The original comment is really "Comment" for testing purposes...

n10v commented 4 years ago

Hi! id3v2 should automatically convert UTF-16 text to UTF-8 and it should correctly print the comment. So it's a bug, but the latest release should fix some UTF-16 issues. Do you use the latest version? Try to go get -u github.com/bogem/id3v2

highend commented 4 years ago

Hi,

yeah, I'm already on the latest version:

git log
commit 3da57733453b434afc02a084236bbe86209c6974 (HEAD -> master, tag: v1.1.2, origin/master, origin/HEAD)
Author: Albert Nigmatzianov <albertnigma@gmail.com>
Date:   Tue Mar 10 08:47:07 2020 +0100

    Support older versions and 32bit
n10v commented 4 years ago

Hm okay, that's weird. Can you please send the file, so I can reproduce the bug?

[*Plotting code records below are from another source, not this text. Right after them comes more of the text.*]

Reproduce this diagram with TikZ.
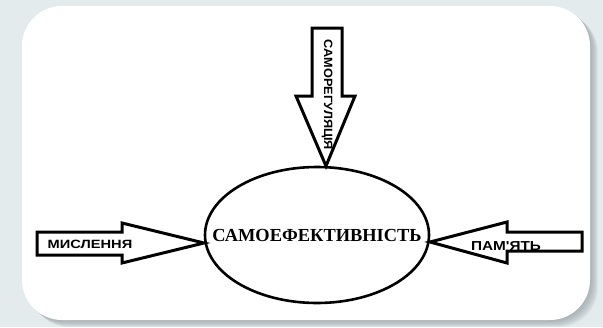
\documentclass[tikz,border=0pt]{standalone}
\usepackage{fontspec}
\setmainfont{Liberation Serif}
\newfontfamily\arrowfont{Liberation Sans}
\usetikzlibrary{shapes.geometric,calc}
\definecolor{bgc}{HTML}{E3EBED}
\definecolor{shadowc}{HTML}{8E989B}
\tikzset{
  arrowshape/.style={draw=black, fill=white, line width=3pt, line join=miter},
  arrowlabel/.style={inner sep=0pt},
  card/.style={rounded corners=40pt},
}
\begin{document}
\begin{tikzpicture}[x=1pt,y=-1pt]
\useasboundingbox (0,0) rectangle (603,327);
\fill[bgc] (0,0) rectangle (603,327);
% soft shadow of the card
\foreach \d in {1,...,9}{
  \fill[shadowc, opacity=0.10, card] (22+\d*0.9,6+\d*0.8) rectangle (590+\d*0.9,320+\d*0.8);
}
\fill[white, card] (22,6) rectangle (590,320);

% central ellipse
\node[ellipse, draw, line width=2.6pt, minimum width=224pt, minimum height=136pt, inner sep=0pt] (self) at (317,235) {};
\node[inner sep=0pt, font=\fontsize{18.4}{18}\selectfont\bfseries] (selflab) at (self.center) {САМОЕФЕКТИВНІСТЬ};

% tips of the three arrows on the ellipse
\coordinate (ttip) at (326,166);
\coordinate (ltip) at (204,243);
\coordinate (rtip) at (430,242);

% top arrow: САМОРЕГУЛЯЦІЯ
\draw[arrowshape] (312,28) -- (342,28) -- (342,96) -- (355,96) -- (ttip) -- (296,96) -- (312,96) -- cycle;
\node[arrowlabel, font=\arrowfont\fontsize{12}{12}\selectfont\bfseries, rotate=-90, xscale=1.06] (tlab) at (327,95) {САМОРЕГУЛЯЦІЯ};

% left arrow: МИСЛЕННЯ
\draw[arrowshape] (37,232) -- (122,232) -- (122,223) -- (ltip) -- (122,263) -- (122,255) -- (37,255) -- cycle;
\node[arrowlabel, font=\arrowfont\fontsize{12}{12}\selectfont\bfseries, xscale=1.22] (llab) at (90,244) {МИСЛЕННЯ};

% right arrow: ПАМ'ЯТЬ
\draw[arrowshape] (582,232) -- (507,232) -- (507,222) -- (rtip) -- (507,263) -- (507,251) -- (582,251) -- cycle;
\node[arrowlabel, font=\arrowfont\fontsize{13}{13}\selectfont\bfseries, xscale=1.18] (rlab) at (506,246.5) {ПАМ'ЯТЬ};
\end{tikzpicture}
\end{document}
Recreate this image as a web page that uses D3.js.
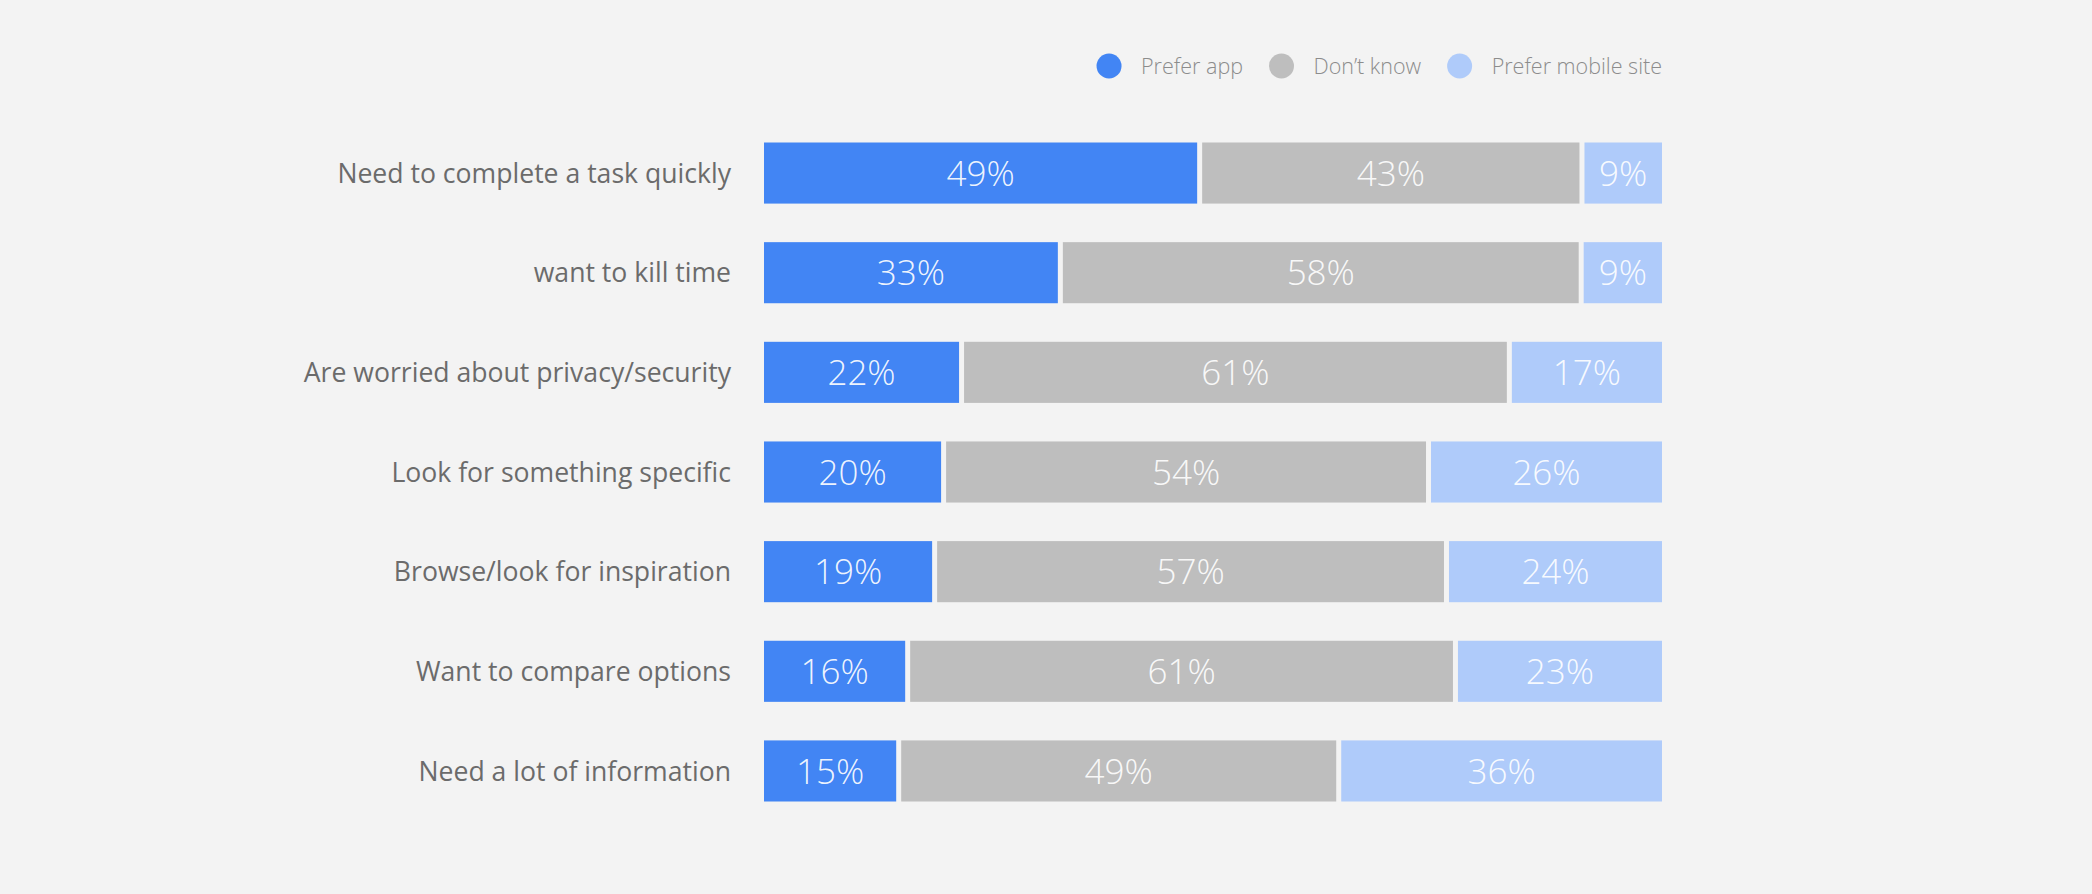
<!DOCTYPE html>
<html>
<head>
<meta charset="utf-8">
<script src="https://cdn.jsdelivr.net/npm/d3@7"></script>
<style>
  html, body { margin: 0; padding: 0; background: #f3f3f3; }
  svg { display: block; font-family: "Open Sans", "Noto Sans", sans-serif; }
</style>
</head>
<body>
<svg id="chart" width="2092" height="894"></svg>
<script>
// Reasons people give, one bar per reason
const categories = [
  "Need to complete a task quickly",
  "want to kill time",
  "Are worried about privacy/security",
  "Look for something specific",
  "Browse/look for inspiration",
  "Want to compare options",
  "Need a lot of information"
];

// Share of respondents (%) per answer
const preferApp        = [49, 33, 22, 20, 19, 16, 15];
const dontKnow         = [43, 58, 61, 54, 57, 61, 49];
const preferMobileSite = [9, 9, 17, 26, 24, 23, 36];

const seriesNames  = ["Prefer app", "Don\u2019t know", "Prefer mobile site"];
const seriesKeys   = ["app", "unknown", "mobile"];
const seriesColors = ["#4285f4", "#bebebe", "#afcbfa"];

const rows = categories.map((c, i) => ({
  category: c,
  app: preferApp[i],
  unknown: dontKnow[i],
  mobile: preferMobileSite[i]
}));

const svg = d3.select("#chart");
const W = 2092, H = 894;
svg.append("rect").attr("width", W).attr("height", H).attr("fill", "#f3f3f3");

const plot = { left: 764, right: 1662, top: 142.5, bottom: 801.5 };
const gap = 5;

// Each row is normalised to its own total so every bar spans the full width
const stacked = d3.stack().keys(seriesKeys).offset(d3.stackOffsetExpand)(rows);

const x = d3.scaleLinear().domain([0, 1]).range([plot.left, plot.right]);
const y = d3.scaleBand().domain(categories)
  .range([plot.top, plot.bottom])
  .paddingInner(0.387).paddingOuter(0);

const color = d3.scaleOrdinal().domain(seriesKeys).range(seriesColors);

const layers = svg.append("g").selectAll("g")
  .data(stacked)
  .join("g")
  .attr("fill", d => color(d.key));

layers.each(function(layer, li) {
  const g = d3.select(this);
  const last = li === stacked.length - 1;
  const left = s => x(s.d[0]) + (li === 0 ? 0 : gap / 2);
  const right = s => x(s.d[1]) - (last ? 0 : gap / 2);
  const segs = g.selectAll("g.seg")
    .data(layer.map((d, i) => ({ d, i, key: layer.key })))
    .join("g").attr("class", "seg");

  segs.append("rect")
    .attr("x", left)
    .attr("y", s => y(s.d.data.category))
    .attr("height", y.bandwidth())
    .attr("width", s => Math.max(0, right(s) - left(s)));

  segs.append("text")
    .attr("x", s => (left(s) + right(s)) / 2)
    .attr("y", s => y(s.d.data.category) + y.bandwidth() / 2)
    .attr("dy", "0.36em")
    .attr("text-anchor", "middle")
    .attr("fill", "#ffffff")
    .attr("fill-opacity", 0.92)
    .attr("font-size", 35)
    .attr("font-weight", 300)
    .text(s => s.d.data[s.key] + "%");
});

// Category labels, right-aligned against the bars
svg.append("g").selectAll("text")
  .data(categories)
  .join("text")
  .attr("x", plot.left - 33)
  .attr("y", d => y(d) + y.bandwidth() / 2)
  .attr("dy", "0.36em")
  .attr("text-anchor", "end")
  .attr("fill", "#6b6b6b")
  .attr("font-size", 26.6)
  .text(d => d);

// Legend, laid out from the right edge leftwards
const legend = svg.append("g");
const r = 12.5, textOffset = 32, itemGap = 26, legendY = 66;
let cursor = plot.right;
for (let i = seriesNames.length - 1; i >= 0; i--) {
  const t = legend.append("text")
    .attr("y", legendY)
    .attr("dy", "0.36em")
    .attr("fill", "#8c8c8c")
    .attr("font-size", 21.5)
    .attr("font-weight", 300)
    .text(seriesNames[i]);
  const w = t.node().getComputedTextLength();
  t.attr("x", cursor - w);
  const cx = cursor - w - textOffset;
  legend.append("circle")
    .attr("cx", cx).attr("cy", legendY).attr("r", r)
    .attr("fill", seriesColors[i]);
  cursor = cx - r - itemGap;
}
</script>
</body>
</html>
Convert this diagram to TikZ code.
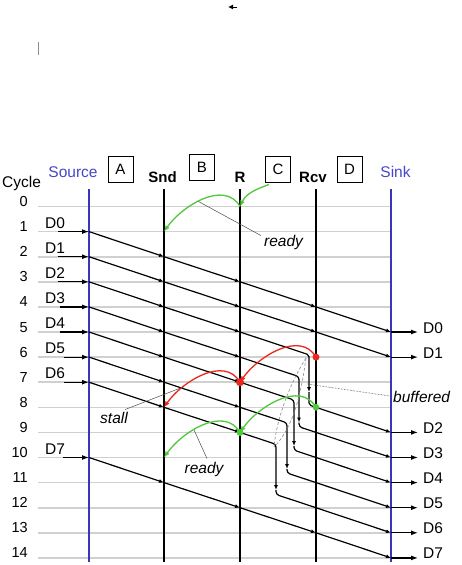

highend commented 4 years ago

Here is the link for the zip file that contains the mp3: https://filebin.net/eemwrdr40a27e876

The ID3v2.3 + ID3v1 tags have been created with MP3Tag. Settings:

[x] ID3v1
[x] ID3v2
    (o) ID3v2.3 UTF-16

Regarding my environment: Go 1.14.1 Compiled for Windows, x64

errisnotnil commented 4 years ago

I have the same problem.

Go 1.14.1 macOS 10.15.3

image

n10v commented 4 years ago

(Information for me)

Reason of problem: description of comment is empty string encoded in UTF-16 with BOM. id3v2 doesn't consider this situation.

Screenshot 2020-03-25 at 20 25 19

Part of code that causing bug:

func (br *bufReader) ReadText(encoding Encoding) []byte {
        ...
    if encoding.Equals(EncodingUTF16) {
        text = append(text, br.ReadByte())
    }
        ...

Solution: Don't read next byte if text equals BOM

n10v commented 4 years ago

Should be fixed in https://github.com/bogem/id3v2/commit/051e4b2ea87f4646bab6d86642dce1448346a402. Please check 🙏

errisnotnil commented 4 years ago

This works for me. Thanks!

Please add a new release for use with go mod.

highend commented 4 years ago

Works for me as well, tested all combinations of MP3Tag options, the output is encoded fine (for comments). Thanks!

n10v commented 4 years ago

@qkveri Done!

You're welcome guys 🙂